3. Customizing vs. Standard
Standard-Prozesse in ausgereiften ERP Systemen basieren auf “Best Practices”. Diese zu verstehen und die Unternehmensabläufe daran anzupassen, ist oftmals ein Garant für ein erfolgreiches ERP Projekt. Customizing (Anpassungsprogrammierung) ist teuer, kann in verknüpften Prozessen zu Problemen führen und ist bei jedem Release-Wechsel (Upgrade der ERP Standardsoftware) ein Ärgernis, da es mit zusätzlichem Aufwand und Nebeneffekten verbunden sein kann. Die Anwender halten dagegen, dass dieser besondere Ablauf schließlich eine Besonderheit des Unternehmens sei ohne den man nie so erfolgreich geworden wäre.
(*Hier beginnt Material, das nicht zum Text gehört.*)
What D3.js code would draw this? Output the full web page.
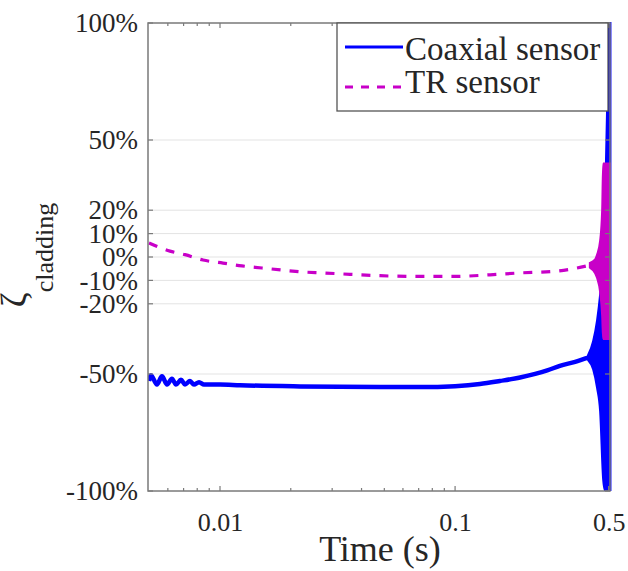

“ Der schädlichste Satz in jeder Sprache ist: ’Das haben wir immer so gemacht’ ”
Deswegen: Genau prüfen, welche Nachteile bei der Nutzung von Standard-Abläufen entstehen würden.
4. Schlampige Testphase
Das Projektteam hat schon viel Zeit in das Projekt gesteckt und dann beginnt die Testphase. Diese ist kurz bemessen, weil man ja zügig mit dem Echtsystem starten will. Die Testfälle wurden nicht detailliert genug vorbereitet und die Key-User haben noch nicht einmal genug Zeit, um auch nur die grob skizzierten Testfälle durchzugehen und das Ergebnis dann zu dokumentieren. Wird schon schiefgehen! Und das geht es dann auch, wenn nach dem Echtstart wichtige Abläufe nicht genau passen.